Les banques ne pourront pas refuser de participer à l’élaboration de taux interbancaires de référence d’importance systémique tels que l’Euribor (Euro Interbank Offered Rate). C’est l’avertissement du commissaire en charge du Marché intérieur, Michel Barnier, à l’industrie bancaire européenne. Ces derniers temps certains établissements rechignent à participer au panel qui détermine la fixation de ce taux auquel ils s’échangent l’argent au sein de l’UE. Ils redoutent les conséquences négatives qu’ont subies certaines banques à la suite du scandale révélé en juillet dernier de manipulation du Libor (taux interbancaire britannique) établi par la British Banking Association (BBA) sur la base de la moyenne des déclarations des coûts auxquels empruntent sur les marchés à différentes maturités seize banques de références de la City. Ce « liborgate » a pour origine une fraude relative par certaines banques en vue de cacher le prix (plus élevé en réalité) auquel elles acquéraient des liquidités en faisant illusion sur leur santé financière.
Plusieurs enquêtes ont été lancées par différentes autorités de surveillance, dont la Commission européenne, pour débusquer des ententes sur des manipulations sur ces taux entre 2005 et 2009. Dans l’œil du cyclone notamment : la banque britannique Barclays qui a écopé 27 juin d’une amende de 362 millions d’euros au Royaume-Uni et aux États-Unis et qui a débarqué trois de ces principaux dirigeants, mais aussi HSBC condamnée à une amende de 1,9 milliards de dollars et la Deutsche Bank. Des enquêtes complémentaires ont été diligentées sur l’Euribor, le taux interbancaire européen.

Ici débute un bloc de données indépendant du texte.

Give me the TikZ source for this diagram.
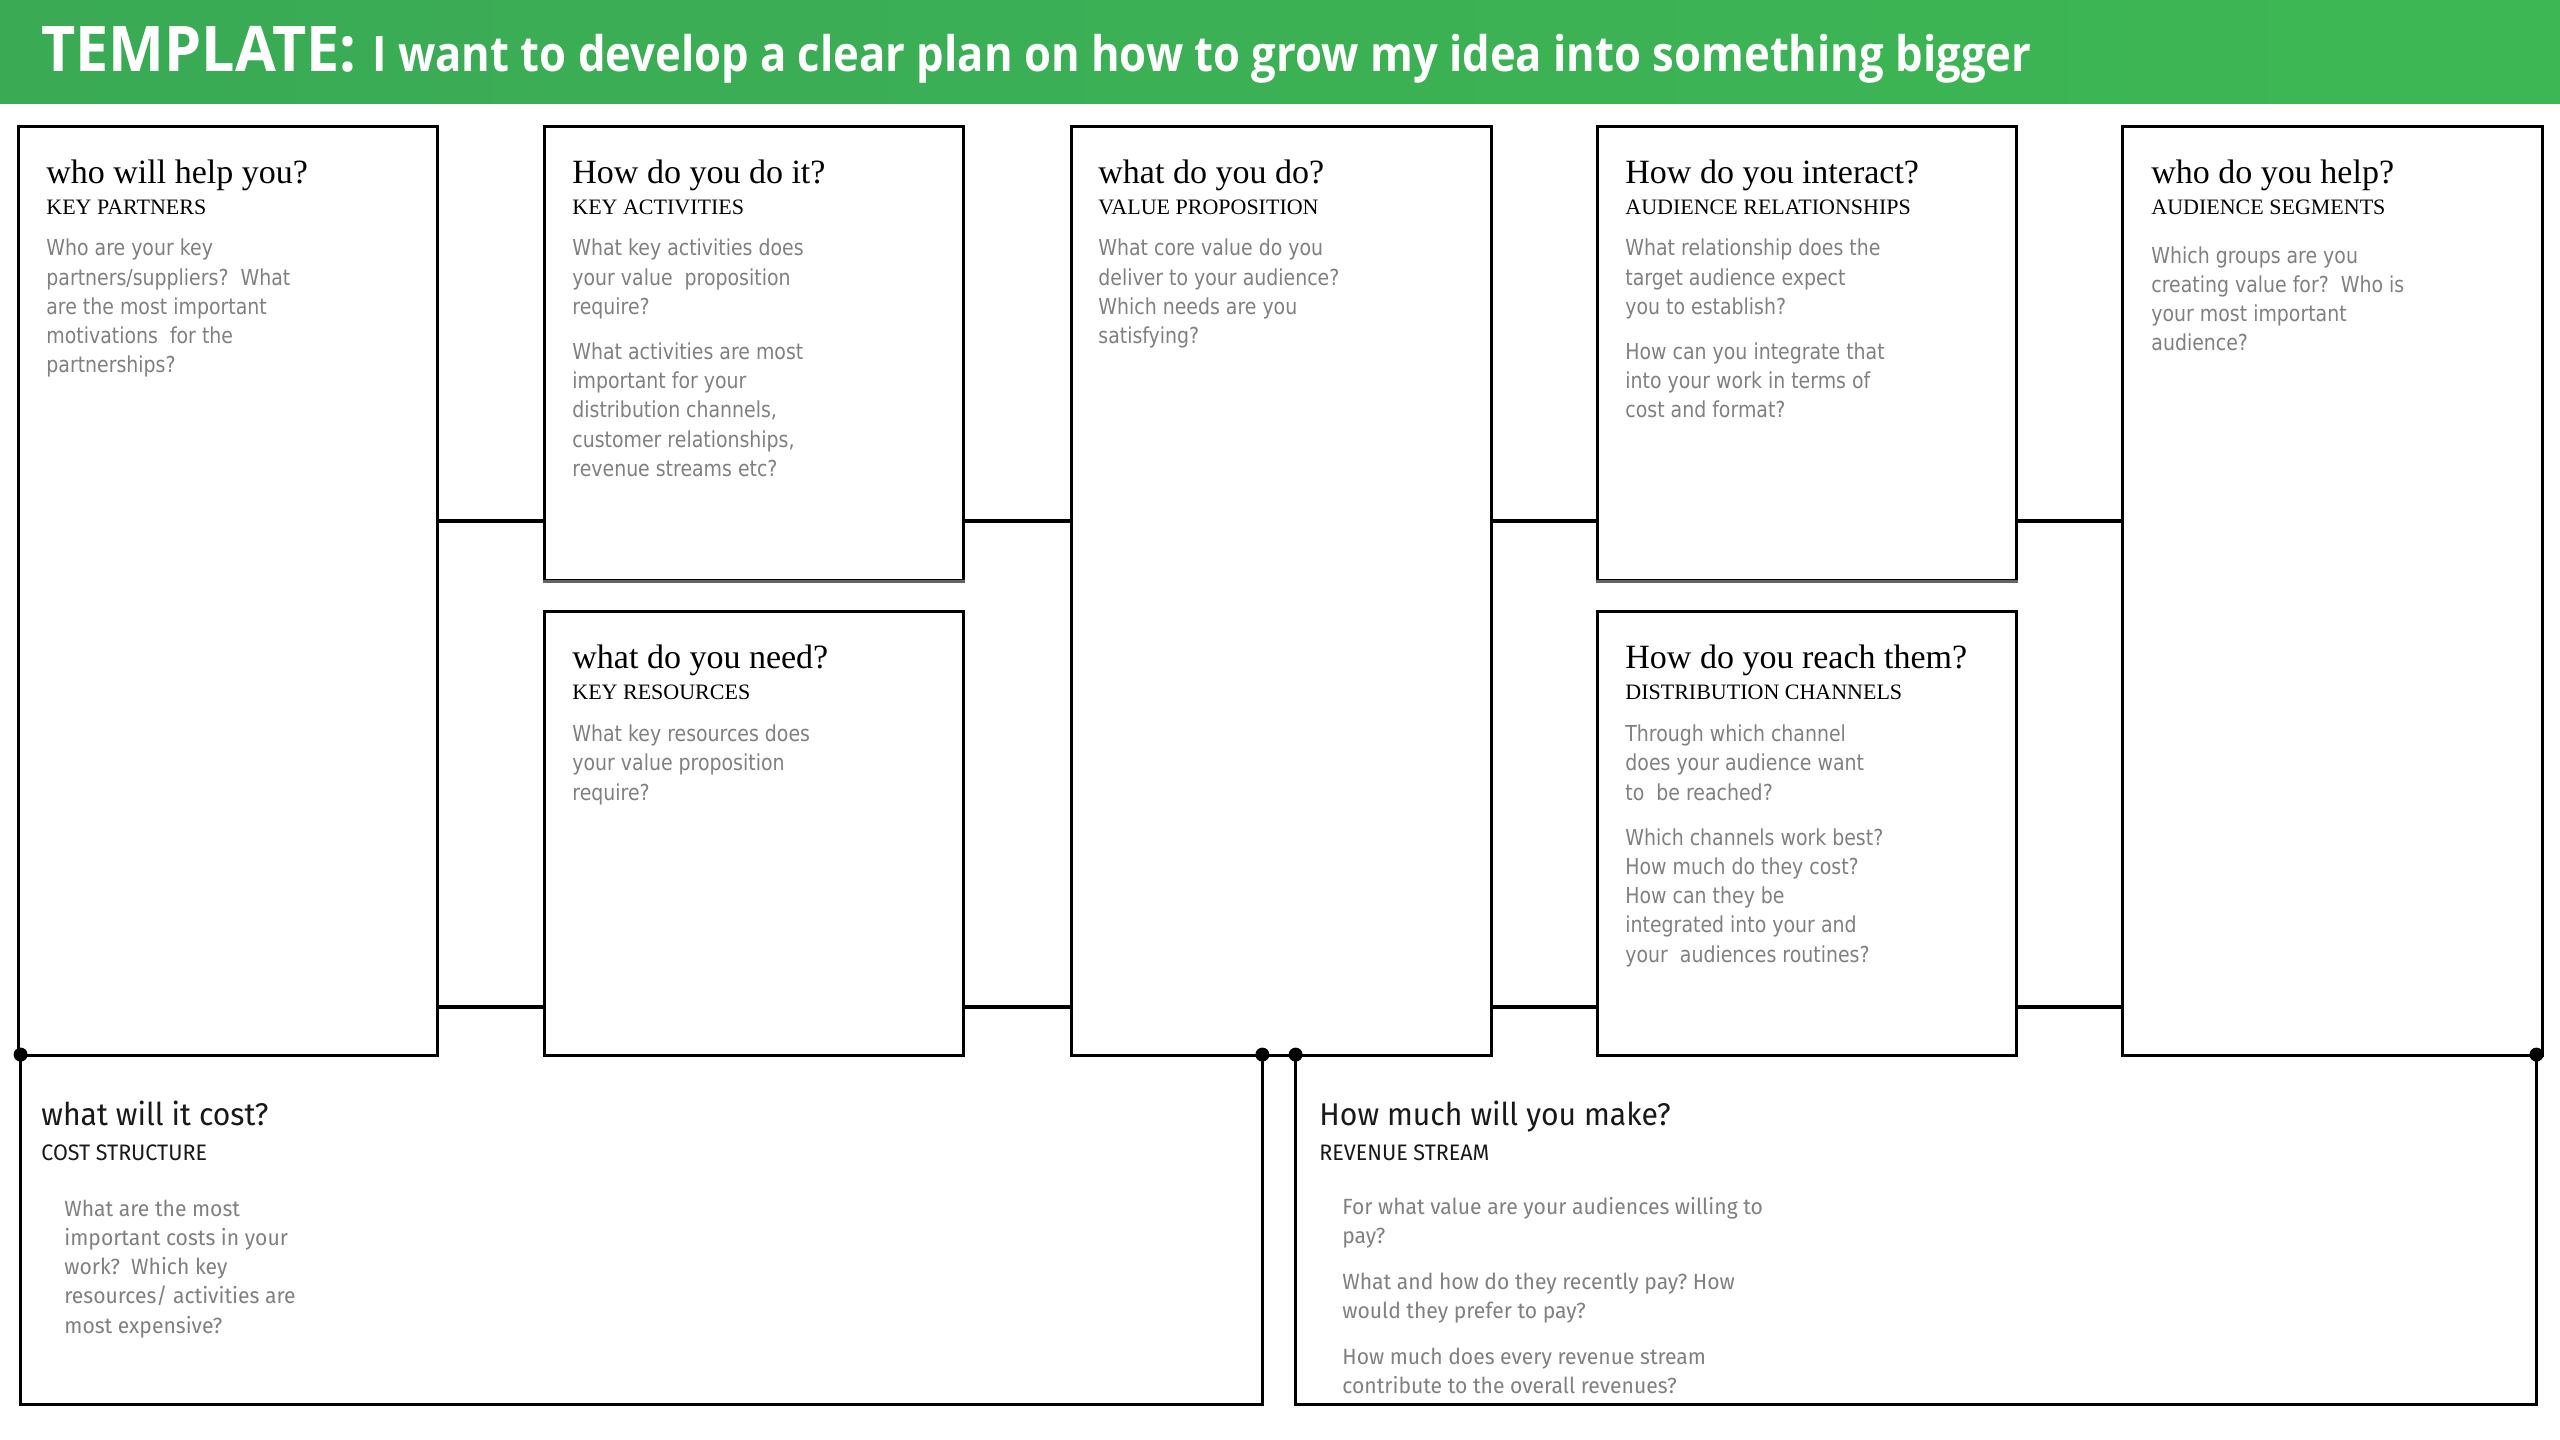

Mais le départ de cinq banques depuis novembre 2012 (dont Citigroup Inc et Rabobank) du panel de l’Euribor parmi les 43 banques participant à son élaboration a suscité des questions quant à la crédibilité et à la viabilité de ce taux interbancaire. Comme pour le Libor, c’est la moyenne des taux déclarés par ces établissements du panel qui donne l’Euribor. Ce taux détermine notamment à combien les banques se prêtent entre elles. Il sert aussi de base de calcul à un grand nombre de produits financiers, de prêts aux entreprises et aux particuliers.
Ces départs inquiètent la Banque centrale européenne qui, le 8 février, a appelé les banques à rester dans l’Euribor, ou à y entrer si elles n’en faisaient pas encore partie. Elle craint en effet des perturbations éventuelles de son fonctionnement. Or « l'Euribor a une grande importance pour la mise en œuvre de la politique monétaire en zone euro », souligne la BCE. Même préoccupation de la Commission qui redoute quant à elle que « l'intégrité des taux de référence » n’en pâtisse. Le commissaire Barnier prépare un projet législatif prévu pour le deuxième trimestre 2013 et censé apporter une réponse aux manipulations avérées mieux encadrer la création, la production, l’utilisation et la supervision des indices de référence afin de mettre un terme à l’autorégulation de ces indices de référence. Il a annoncé le 7 février envisager « la possibilité de rendre obligatoire la déclaration des taux de référence systémiques tels que l'Euribor ». « Toute banque qui envisagerait de cesser de contribuer aux panels doit, par conséquent, tenir compte du fait qu’elle pourra être contrainte à y participer de nouveau », a-t-il prévenu. Et de rappeler que le Royaume-Uni a décidé d’imposer aux banques l’obligation de déclarer leur taux en ce qui concerne le Libor (taux interbancaire britannique).
Le Commissaire a encore précisé que ce sont les régulateurs qui détermineront quels acteurs seront soumis à cette obligation : « Mes services demanderont à l’AEMF [Autorité européenne des marchés financiers] et à l’ABE [Autorité bancaire européenne] de commencer des travaux préparatoires visant à identifier les banques qui, au vu de leur activité sur les marchés de prêts interbancaires, doivent être soumises à l’obligation de participer à l’élaboration des taux de référence ».
En parallèle, le 11 janvier dernier, l’ABE et l’AEMF ont adressé à l’association en charge de l’Euribor, Euribor-EBF (European banking Federation), des recommandations pour en améliorer le fonctionnement. Elles préconisent notamment de modifier la composition du Comité de pilotage de l’Euribor pour qu’il soit plus indépendant. Elles suggèrent encore d’élargir et de diversifier ses membres qui sont pour l’heure issus majoritairement de l’industrie bancaire.
La Commission a aussi prévu d’inclure dans la directive sur les abus de marchés des sanctions pénales aux opérations de manipulation d’indice eu égard aux conséquences systémiques qu’elles peuvent occasionner. Le Parlement et le Conseil sont d’accord sur cette approche.